Geophysical methods play a key role in geothermal exploration since many objectives of geothermal exploration can be achieved by these methods. The geophysical surveys are directed at obtaining indirectly, from the surface or from shallow depth, the physical parameters of the geothermal systems. A geothermal system is made up of four main elements: a heat source, a reservoir, a fluid, which is the carrier that transfers the heat, and a recharge area. The heat source is generally a shallow magmatic body, usually cooling and often still partially molten. The volume of rocks from which heat can be extracted is called the geothermal reservoir, which contains hot fluids, a summary term describing hot water, vapour and gases.

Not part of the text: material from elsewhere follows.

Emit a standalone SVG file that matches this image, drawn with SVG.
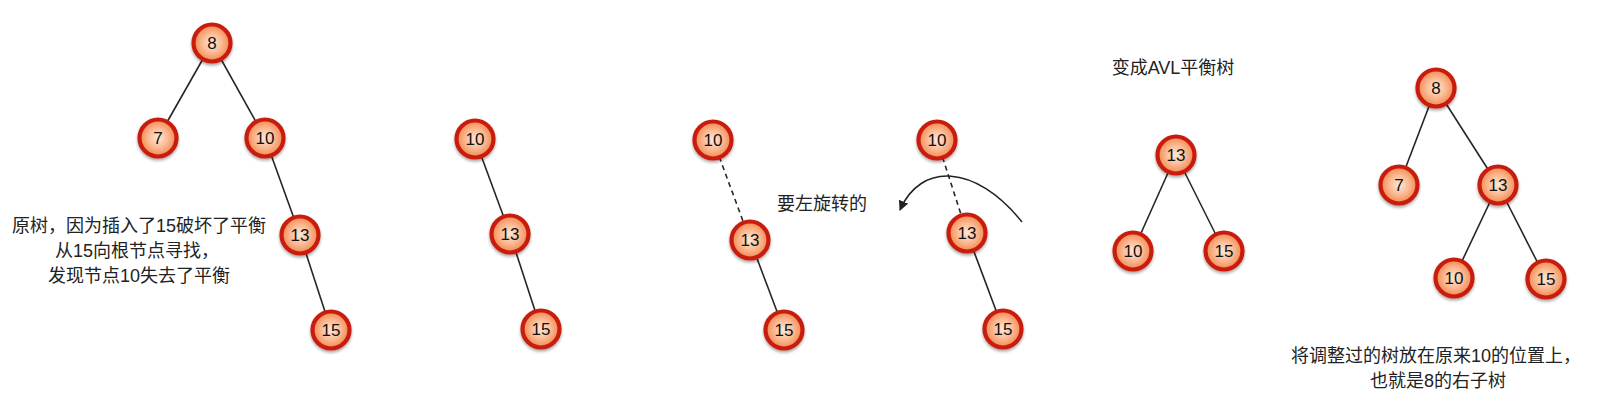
<svg xmlns="http://www.w3.org/2000/svg" width="1618" height="416" viewBox="0 0 1618 416">
<style>
.n circle{fill:url(#g);stroke:#c81c0f;stroke-width:4.2;filter:url(#sh)}
.n text{font-family:"Liberation Sans",Arial,sans-serif;font-size:17px;fill:#111;text-anchor:middle}
.e line{stroke:#262626;stroke-width:1.6}
.e .d{stroke-dasharray:5,4}
.t{font-family:"Liberation Sans","Noto Sans CJK SC",sans-serif;font-size:18px;fill:#222;text-anchor:middle}
</style>
<defs>
<radialGradient id="g" cx="50%" cy="50%" r="50%">
<stop offset="0" stop-color="#fee8d6"/>
<stop offset="0.55" stop-color="#fbb890"/>
<stop offset="1" stop-color="#f38650"/>
</radialGradient>
<filter id="sh" x="-30%" y="-30%" width="160%" height="170%">
<feDropShadow dx="0" dy="2" stdDeviation="1.5" flood-color="#000" flood-opacity="0.35"/>
</filter>
<marker id="ah" viewBox="0 0 10 10" refX="9" refY="5" markerWidth="10" markerHeight="10" markerUnits="userSpaceOnUse" orient="auto">
<path d="M0,0 L10,5 L0,10 z" fill="#222"/>
</marker>
</defs>
<rect width="1618" height="416" fill="#fff"/>
<g id="connectors" class="e">
<line x1="212" y1="43" x2="158" y2="138"/>
<line x1="212" y1="43" x2="265" y2="138"/>
<line x1="265" y1="138" x2="300" y2="235"/>
<line x1="300" y1="235" x2="331" y2="330"/>
<line x1="475" y1="139" x2="510" y2="234"/>
<line x1="510" y1="234" x2="541" y2="329"/>
<line class="d" x1="713" y1="140" x2="750" y2="240"/>
<line x1="750" y1="240" x2="784" y2="330"/>
<line class="d" x1="937" y1="140" x2="967" y2="233"/>
<line x1="967" y1="233" x2="1003" y2="329"/>
<line x1="1176" y1="155" x2="1133" y2="251"/>
<line x1="1176" y1="155" x2="1224" y2="251"/>
<line x1="1436" y1="88" x2="1399" y2="185"/>
<line x1="1436" y1="88" x2="1498" y2="185"/>
<line x1="1498" y1="185" x2="1454" y2="278"/>
<line x1="1498" y1="185" x2="1546" y2="279"/>
<path d="M1022,222 C975,163 920,163 900,210" fill="none" stroke="#222" stroke-width="1.5" marker-end="url(#ah)"/>
</g>
<g id="t1n8" class="n"><circle cx="212" cy="43" r="18.5"/><text x="212" y="49">8</text></g>
<g id="t1n7" class="n"><circle cx="158" cy="138" r="18.5"/><text x="158" y="144">7</text></g>
<g id="t1n10" class="n"><circle cx="265" cy="138" r="18.5"/><text x="265" y="144">10</text></g>
<g id="t1n13" class="n"><circle cx="300" cy="235" r="18.5"/><text x="300" y="241">13</text></g>
<g id="t1n15" class="n"><circle cx="331" cy="330" r="18.5"/><text x="331" y="336">15</text></g>
<g id="t2n10" class="n"><circle cx="475" cy="139" r="18.5"/><text x="475" y="145">10</text></g>
<g id="t2n13" class="n"><circle cx="510" cy="234" r="18.5"/><text x="510" y="240">13</text></g>
<g id="t2n15" class="n"><circle cx="541" cy="329" r="18.5"/><text x="541" y="335">15</text></g>
<g id="t3n10" class="n"><circle cx="713" cy="140" r="18.5"/><text x="713" y="146">10</text></g>
<g id="t3n13" class="n"><circle cx="750" cy="240" r="18.5"/><text x="750" y="246">13</text></g>
<g id="t3n15" class="n"><circle cx="784" cy="330" r="18.5"/><text x="784" y="336">15</text></g>
<g id="t4n10" class="n"><circle cx="937" cy="140" r="18.5"/><text x="937" y="146">10</text></g>
<g id="t4n13" class="n"><circle cx="967" cy="233" r="18.5"/><text x="967" y="239">13</text></g>
<g id="t4n15" class="n"><circle cx="1003" cy="329" r="18.5"/><text x="1003" y="335">15</text></g>
<g id="t5n13" class="n"><circle cx="1176" cy="155" r="18.5"/><text x="1176" y="161">13</text></g>
<g id="t5n10" class="n"><circle cx="1133" cy="251" r="18.5"/><text x="1133" y="257">10</text></g>
<g id="t5n15" class="n"><circle cx="1224" cy="251" r="18.5"/><text x="1224" y="257">15</text></g>
<g id="t6n8" class="n"><circle cx="1436" cy="88" r="18.5"/><text x="1436" y="94">8</text></g>
<g id="t6n7" class="n"><circle cx="1399" cy="185" r="18.5"/><text x="1399" y="191">7</text></g>
<g id="t6n13" class="n"><circle cx="1498" cy="185" r="18.5"/><text x="1498" y="191">13</text></g>
<g id="t6n10" class="n"><circle cx="1454" cy="278" r="18.5"/><text x="1454" y="284">10</text></g>
<g id="t6n15" class="n"><circle cx="1546" cy="279" r="18.5"/><text x="1546" y="285">15</text></g>
<g id="labels">
<text class="t" x="139" y="232">原树，因为插入了15破坏了平衡</text>
<text class="t" x="137" y="257">从15向根节点寻找，</text>
<text class="t" x="139" y="282">发现节点10失去了平衡</text>
<text class="t" x="822" y="210">要左旋转的</text>
<text class="t" x="1173" y="74">变成AVL平衡树</text>
<text class="t" x="1436" y="362">将调整过的树放在原来10的位置上，</text>
<text class="t" x="1438" y="387">也就是8的右子树</text>
</g>
</svg>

A geothermal reservoir is usually surrounded by colder rocks that are hydraulically connected with the reservoir. Hence water may move from colder rocks outside the reservoir (recharge) towards the reservoir, where hot fluids move under the influence of buoyancy forces towards a discharge area.
The first aspect of defining a geothermal system is the practical one of how much power can be produced. In most cases, the principal reason for developing geothermal energy is to produce electric power, although as an alternative the geothermal heat could be used in process applications or space heating. The typical geothermal system used for electric power generation must yield approximately 10 kg of steam to produce one unit (kWh) of electricity. Production of large quantities of electricity, at rates of hundreds of megawatts, requires the production of great volumes of fluid. Thus, one aspect of a geothermal system is that it must contain great volumes of fluid at high temperatures or a reservoir that can be recharged with fluids that are heated by contact with the rock. A geothermal reservoir should lie at depths that can be reached by drilling. It is unreasonable to expect to find a hidden geothermal reservoir at depths of less than 1 km; at the present time it is not feasible to search for geothermal reservoirs that lie at depths of more than 3 or 4 km. Experience has shown that each well drilled in a geothermal field must be capable of supporting 5 MW of electrical production; this corresponds to a steam production of 10 tonnes/h. To accomplish this, a well must penetrate permeable zones, usually fractures, that can support a high rate of flow. In many geothermal fields the wells are spaced so as to produce 25 – 30 MW km-2. At a few locations, where the reservoir consists of a highly fractured and shattered rock and there is little interference between wells, production rates may reach several hundred megawatts per square kilometre over small areas.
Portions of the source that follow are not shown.